— Material to process —
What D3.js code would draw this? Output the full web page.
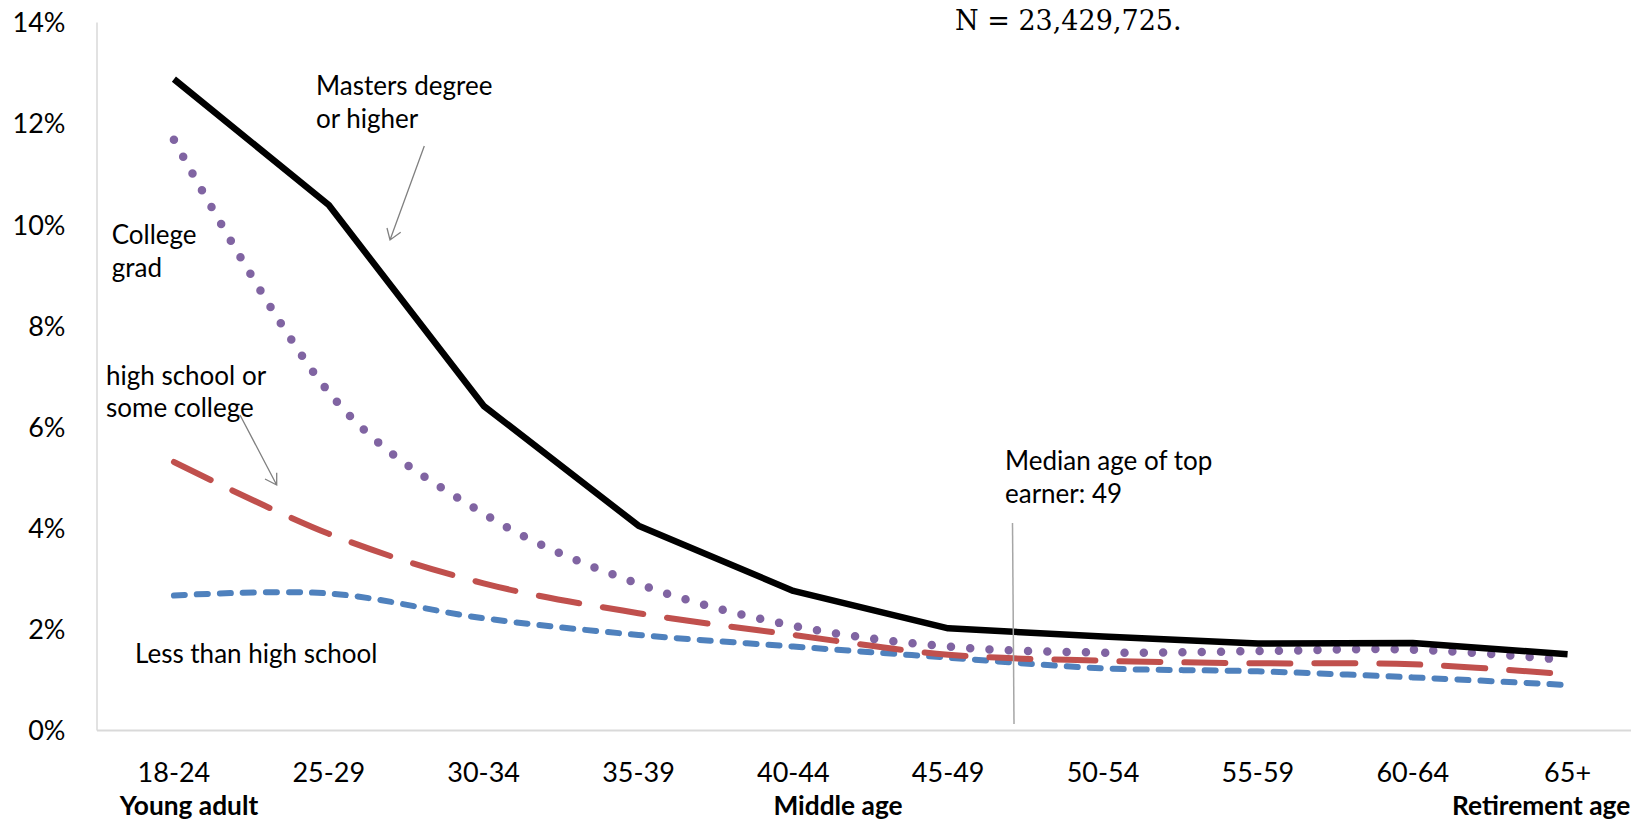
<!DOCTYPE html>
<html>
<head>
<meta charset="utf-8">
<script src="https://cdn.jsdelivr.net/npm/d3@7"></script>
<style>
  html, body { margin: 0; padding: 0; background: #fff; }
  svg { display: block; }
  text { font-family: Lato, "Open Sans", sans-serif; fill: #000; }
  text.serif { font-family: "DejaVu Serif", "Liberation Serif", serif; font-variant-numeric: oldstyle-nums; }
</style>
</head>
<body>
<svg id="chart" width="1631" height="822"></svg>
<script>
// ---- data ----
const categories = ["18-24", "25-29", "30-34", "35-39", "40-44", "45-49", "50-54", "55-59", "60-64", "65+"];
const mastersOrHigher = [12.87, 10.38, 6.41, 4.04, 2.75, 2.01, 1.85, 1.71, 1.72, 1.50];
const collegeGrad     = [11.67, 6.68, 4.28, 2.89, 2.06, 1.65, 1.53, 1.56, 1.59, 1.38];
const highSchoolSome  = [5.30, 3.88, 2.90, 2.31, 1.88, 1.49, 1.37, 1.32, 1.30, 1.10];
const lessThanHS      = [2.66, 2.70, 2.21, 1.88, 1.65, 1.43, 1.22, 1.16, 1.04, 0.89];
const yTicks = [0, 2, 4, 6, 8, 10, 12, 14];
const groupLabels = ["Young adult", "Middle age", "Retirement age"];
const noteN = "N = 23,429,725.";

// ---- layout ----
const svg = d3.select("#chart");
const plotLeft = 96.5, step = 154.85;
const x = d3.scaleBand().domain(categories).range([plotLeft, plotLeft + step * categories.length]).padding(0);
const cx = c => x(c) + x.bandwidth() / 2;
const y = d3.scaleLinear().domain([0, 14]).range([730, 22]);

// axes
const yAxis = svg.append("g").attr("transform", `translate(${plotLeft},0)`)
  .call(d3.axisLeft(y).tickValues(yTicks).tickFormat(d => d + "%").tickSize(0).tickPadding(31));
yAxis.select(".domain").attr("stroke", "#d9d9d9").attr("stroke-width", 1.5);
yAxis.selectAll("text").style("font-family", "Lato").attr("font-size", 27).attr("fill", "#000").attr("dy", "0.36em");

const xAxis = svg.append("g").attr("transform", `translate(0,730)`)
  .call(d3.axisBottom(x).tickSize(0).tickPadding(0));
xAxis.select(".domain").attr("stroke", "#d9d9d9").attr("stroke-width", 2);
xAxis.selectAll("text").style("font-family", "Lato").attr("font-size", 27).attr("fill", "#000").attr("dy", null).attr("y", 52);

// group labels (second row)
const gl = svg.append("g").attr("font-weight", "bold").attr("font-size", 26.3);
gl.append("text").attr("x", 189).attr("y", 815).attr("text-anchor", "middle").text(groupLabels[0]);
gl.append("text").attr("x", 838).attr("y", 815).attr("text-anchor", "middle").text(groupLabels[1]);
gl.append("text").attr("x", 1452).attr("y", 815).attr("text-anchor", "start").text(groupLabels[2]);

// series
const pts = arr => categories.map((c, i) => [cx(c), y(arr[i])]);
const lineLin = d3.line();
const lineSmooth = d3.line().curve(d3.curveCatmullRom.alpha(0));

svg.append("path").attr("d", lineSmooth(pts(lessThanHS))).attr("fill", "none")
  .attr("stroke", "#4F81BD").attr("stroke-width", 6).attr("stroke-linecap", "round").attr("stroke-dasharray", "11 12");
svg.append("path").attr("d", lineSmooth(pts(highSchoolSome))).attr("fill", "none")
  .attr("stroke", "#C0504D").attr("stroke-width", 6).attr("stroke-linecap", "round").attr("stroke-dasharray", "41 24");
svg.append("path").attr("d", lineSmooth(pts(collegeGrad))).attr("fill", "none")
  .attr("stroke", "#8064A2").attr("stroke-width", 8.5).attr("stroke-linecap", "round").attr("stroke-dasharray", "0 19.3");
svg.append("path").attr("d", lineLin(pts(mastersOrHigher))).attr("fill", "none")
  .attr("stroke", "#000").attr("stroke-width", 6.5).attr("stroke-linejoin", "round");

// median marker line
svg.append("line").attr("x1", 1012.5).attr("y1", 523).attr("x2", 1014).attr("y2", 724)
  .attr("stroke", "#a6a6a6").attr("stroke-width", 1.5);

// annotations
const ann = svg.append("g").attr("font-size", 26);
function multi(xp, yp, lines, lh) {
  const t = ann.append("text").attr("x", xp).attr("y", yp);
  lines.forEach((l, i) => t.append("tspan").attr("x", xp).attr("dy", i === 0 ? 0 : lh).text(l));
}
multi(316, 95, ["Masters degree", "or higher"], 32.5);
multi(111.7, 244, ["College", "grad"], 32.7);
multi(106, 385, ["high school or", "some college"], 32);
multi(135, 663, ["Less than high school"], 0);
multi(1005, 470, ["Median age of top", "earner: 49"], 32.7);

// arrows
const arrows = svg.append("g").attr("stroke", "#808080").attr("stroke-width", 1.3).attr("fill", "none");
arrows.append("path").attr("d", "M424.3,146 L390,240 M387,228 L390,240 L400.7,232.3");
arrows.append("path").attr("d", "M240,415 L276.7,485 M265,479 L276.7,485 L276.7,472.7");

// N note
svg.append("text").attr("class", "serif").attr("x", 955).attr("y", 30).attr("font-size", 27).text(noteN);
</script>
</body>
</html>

==

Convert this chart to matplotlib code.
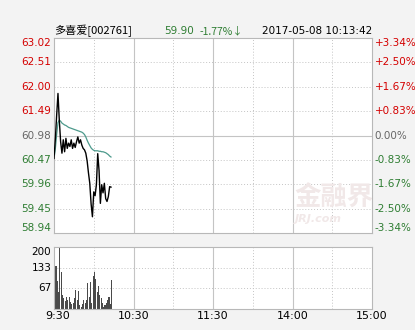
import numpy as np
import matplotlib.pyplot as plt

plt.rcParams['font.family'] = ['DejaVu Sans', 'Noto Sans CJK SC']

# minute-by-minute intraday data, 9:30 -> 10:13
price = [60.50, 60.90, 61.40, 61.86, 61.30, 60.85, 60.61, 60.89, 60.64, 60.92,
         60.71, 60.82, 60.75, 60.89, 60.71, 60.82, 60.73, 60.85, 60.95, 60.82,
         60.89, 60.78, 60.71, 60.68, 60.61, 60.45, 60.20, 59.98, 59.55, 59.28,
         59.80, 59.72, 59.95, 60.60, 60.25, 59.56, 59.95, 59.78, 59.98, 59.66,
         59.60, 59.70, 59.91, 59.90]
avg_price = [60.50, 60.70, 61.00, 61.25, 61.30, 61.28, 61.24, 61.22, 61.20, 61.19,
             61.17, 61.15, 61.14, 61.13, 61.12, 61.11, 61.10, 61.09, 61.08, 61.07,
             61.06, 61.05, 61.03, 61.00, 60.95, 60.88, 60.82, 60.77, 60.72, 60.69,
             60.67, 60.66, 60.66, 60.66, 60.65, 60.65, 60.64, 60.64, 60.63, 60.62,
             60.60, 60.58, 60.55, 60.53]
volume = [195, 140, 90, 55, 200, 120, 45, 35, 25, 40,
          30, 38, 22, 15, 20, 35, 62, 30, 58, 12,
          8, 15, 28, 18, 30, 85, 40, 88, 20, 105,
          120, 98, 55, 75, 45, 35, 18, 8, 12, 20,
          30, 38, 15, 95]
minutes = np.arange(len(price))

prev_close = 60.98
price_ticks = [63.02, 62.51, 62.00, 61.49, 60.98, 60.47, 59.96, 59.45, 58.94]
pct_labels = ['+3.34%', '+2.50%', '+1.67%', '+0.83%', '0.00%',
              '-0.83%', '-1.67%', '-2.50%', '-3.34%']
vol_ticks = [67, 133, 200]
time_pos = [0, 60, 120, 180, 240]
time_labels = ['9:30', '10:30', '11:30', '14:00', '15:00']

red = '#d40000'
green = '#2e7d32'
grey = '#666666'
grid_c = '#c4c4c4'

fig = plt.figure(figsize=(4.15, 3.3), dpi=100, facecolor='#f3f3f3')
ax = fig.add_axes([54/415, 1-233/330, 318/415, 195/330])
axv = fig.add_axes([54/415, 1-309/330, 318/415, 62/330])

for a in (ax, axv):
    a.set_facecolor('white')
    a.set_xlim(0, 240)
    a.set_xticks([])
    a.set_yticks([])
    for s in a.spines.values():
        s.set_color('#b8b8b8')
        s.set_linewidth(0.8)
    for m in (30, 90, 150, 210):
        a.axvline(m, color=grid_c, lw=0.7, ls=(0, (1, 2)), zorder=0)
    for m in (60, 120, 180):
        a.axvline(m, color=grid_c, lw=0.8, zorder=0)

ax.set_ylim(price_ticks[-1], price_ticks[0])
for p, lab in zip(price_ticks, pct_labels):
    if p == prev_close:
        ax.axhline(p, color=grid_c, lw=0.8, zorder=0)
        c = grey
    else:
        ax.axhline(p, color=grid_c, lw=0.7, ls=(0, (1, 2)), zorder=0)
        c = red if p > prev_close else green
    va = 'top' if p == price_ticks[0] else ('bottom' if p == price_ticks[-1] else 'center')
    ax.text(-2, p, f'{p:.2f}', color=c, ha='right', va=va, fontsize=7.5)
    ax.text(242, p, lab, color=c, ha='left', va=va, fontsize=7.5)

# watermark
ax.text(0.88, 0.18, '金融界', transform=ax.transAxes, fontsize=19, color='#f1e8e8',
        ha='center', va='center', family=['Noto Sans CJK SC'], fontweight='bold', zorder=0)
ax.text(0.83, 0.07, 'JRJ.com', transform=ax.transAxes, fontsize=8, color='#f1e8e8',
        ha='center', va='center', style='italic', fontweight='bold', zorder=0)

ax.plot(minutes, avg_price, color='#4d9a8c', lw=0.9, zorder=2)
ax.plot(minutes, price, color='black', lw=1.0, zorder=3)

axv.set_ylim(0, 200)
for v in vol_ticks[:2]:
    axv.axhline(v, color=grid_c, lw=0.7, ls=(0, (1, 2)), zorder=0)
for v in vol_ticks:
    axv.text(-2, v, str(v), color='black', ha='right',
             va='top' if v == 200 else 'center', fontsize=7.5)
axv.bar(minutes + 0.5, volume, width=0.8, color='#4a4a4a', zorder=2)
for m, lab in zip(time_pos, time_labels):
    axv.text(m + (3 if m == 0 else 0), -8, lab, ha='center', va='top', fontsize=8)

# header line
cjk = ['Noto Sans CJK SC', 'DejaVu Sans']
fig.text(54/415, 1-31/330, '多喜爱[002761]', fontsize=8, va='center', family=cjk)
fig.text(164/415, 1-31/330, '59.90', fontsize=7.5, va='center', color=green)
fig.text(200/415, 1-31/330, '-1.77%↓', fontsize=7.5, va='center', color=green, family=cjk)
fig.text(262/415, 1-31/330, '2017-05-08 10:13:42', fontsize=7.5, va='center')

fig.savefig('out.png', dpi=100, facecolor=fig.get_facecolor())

...

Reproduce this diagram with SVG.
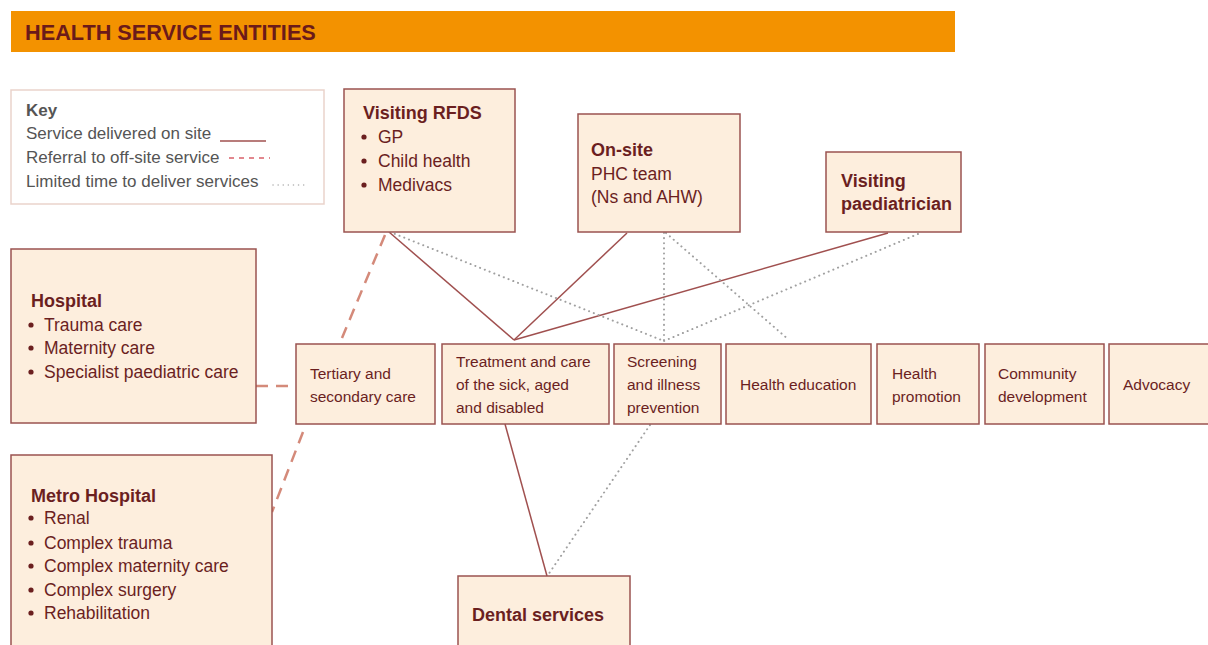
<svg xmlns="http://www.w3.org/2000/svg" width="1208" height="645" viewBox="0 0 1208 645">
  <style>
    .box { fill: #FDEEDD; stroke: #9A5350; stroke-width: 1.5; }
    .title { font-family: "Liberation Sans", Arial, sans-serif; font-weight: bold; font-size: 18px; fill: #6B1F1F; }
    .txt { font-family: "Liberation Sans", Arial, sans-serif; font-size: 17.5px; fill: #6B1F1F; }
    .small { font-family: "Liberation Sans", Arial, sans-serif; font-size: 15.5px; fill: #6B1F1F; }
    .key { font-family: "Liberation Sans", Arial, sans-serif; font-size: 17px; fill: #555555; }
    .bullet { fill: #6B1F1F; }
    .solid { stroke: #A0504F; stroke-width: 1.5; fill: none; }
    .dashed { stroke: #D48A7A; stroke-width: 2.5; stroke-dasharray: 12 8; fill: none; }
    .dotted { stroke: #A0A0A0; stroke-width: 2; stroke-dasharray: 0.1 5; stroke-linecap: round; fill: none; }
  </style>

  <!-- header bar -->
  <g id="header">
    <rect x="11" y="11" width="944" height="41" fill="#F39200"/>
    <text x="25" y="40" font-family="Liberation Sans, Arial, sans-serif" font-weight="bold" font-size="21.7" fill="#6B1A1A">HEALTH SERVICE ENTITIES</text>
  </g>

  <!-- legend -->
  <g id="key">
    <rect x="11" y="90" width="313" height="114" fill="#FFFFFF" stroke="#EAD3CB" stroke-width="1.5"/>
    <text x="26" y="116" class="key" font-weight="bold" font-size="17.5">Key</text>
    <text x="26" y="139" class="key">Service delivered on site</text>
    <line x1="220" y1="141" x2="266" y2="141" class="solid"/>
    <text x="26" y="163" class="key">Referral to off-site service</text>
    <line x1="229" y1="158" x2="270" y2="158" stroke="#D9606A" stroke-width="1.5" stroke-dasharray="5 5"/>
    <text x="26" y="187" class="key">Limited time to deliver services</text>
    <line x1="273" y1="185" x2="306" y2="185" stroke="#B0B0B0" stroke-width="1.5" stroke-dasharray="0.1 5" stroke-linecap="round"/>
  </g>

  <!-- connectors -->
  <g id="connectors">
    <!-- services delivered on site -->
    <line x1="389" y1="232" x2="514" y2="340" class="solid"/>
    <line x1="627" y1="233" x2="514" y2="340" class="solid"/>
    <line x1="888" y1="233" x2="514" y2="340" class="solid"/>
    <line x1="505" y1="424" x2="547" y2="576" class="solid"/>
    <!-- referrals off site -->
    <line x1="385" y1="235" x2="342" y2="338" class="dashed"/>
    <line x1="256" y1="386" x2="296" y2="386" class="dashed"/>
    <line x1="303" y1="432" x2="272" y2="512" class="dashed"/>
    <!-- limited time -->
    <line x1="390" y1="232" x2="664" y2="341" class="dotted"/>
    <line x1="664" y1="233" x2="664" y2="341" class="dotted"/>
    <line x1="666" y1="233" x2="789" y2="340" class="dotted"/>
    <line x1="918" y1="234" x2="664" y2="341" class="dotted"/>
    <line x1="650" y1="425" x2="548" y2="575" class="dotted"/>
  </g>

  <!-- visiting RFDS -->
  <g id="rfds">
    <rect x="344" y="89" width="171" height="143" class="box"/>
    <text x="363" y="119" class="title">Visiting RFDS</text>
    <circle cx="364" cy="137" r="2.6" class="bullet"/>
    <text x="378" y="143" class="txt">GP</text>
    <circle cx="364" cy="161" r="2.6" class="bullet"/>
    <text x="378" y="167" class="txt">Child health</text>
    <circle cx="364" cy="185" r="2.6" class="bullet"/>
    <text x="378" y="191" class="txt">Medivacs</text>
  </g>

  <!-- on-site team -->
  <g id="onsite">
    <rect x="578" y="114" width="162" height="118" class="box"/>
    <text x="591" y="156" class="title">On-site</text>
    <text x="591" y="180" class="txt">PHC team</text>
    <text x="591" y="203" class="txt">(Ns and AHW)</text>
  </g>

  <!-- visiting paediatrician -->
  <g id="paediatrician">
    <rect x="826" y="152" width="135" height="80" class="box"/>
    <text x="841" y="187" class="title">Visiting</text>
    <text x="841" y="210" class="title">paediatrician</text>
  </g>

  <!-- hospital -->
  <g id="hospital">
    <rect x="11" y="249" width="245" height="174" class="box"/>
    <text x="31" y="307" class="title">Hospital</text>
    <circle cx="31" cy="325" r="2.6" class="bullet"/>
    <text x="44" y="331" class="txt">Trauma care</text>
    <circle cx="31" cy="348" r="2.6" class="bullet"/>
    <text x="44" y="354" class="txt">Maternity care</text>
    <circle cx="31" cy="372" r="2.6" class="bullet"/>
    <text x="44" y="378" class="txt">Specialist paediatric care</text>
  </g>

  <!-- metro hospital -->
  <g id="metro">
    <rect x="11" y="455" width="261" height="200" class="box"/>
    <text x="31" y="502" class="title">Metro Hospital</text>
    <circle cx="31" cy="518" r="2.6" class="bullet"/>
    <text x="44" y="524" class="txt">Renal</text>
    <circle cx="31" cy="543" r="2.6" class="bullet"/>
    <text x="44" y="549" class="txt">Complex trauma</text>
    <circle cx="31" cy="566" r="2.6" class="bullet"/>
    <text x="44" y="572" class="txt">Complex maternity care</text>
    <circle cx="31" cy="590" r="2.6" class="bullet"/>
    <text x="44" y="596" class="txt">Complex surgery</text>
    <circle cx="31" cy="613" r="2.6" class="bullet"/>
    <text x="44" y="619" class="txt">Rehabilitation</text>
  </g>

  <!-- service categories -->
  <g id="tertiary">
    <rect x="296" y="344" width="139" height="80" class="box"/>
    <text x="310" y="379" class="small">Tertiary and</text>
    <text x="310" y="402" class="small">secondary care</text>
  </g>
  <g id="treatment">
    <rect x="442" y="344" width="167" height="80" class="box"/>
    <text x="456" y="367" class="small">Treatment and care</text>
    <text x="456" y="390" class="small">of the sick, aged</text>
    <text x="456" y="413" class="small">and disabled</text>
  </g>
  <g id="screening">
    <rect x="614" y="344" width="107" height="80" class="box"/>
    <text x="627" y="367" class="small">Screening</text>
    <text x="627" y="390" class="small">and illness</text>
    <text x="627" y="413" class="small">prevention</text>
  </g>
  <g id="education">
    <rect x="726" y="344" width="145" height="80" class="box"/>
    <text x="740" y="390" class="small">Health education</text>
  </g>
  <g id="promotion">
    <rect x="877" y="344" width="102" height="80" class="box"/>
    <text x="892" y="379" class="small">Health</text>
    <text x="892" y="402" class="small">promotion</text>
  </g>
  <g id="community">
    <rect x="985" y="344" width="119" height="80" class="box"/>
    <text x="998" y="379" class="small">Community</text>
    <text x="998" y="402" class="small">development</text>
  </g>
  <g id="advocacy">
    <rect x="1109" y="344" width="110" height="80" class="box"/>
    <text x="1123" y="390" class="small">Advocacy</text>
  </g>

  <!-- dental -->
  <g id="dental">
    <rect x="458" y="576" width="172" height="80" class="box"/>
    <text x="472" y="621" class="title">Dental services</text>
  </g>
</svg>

— Your instructions —
Find the word "chart" in the material, then list each line that holds it.

— Output below —
<svg id="chart" width="1631" height="822"></svg>
const svg = d3.select("#chart");
Convert this chart to matplotlib code.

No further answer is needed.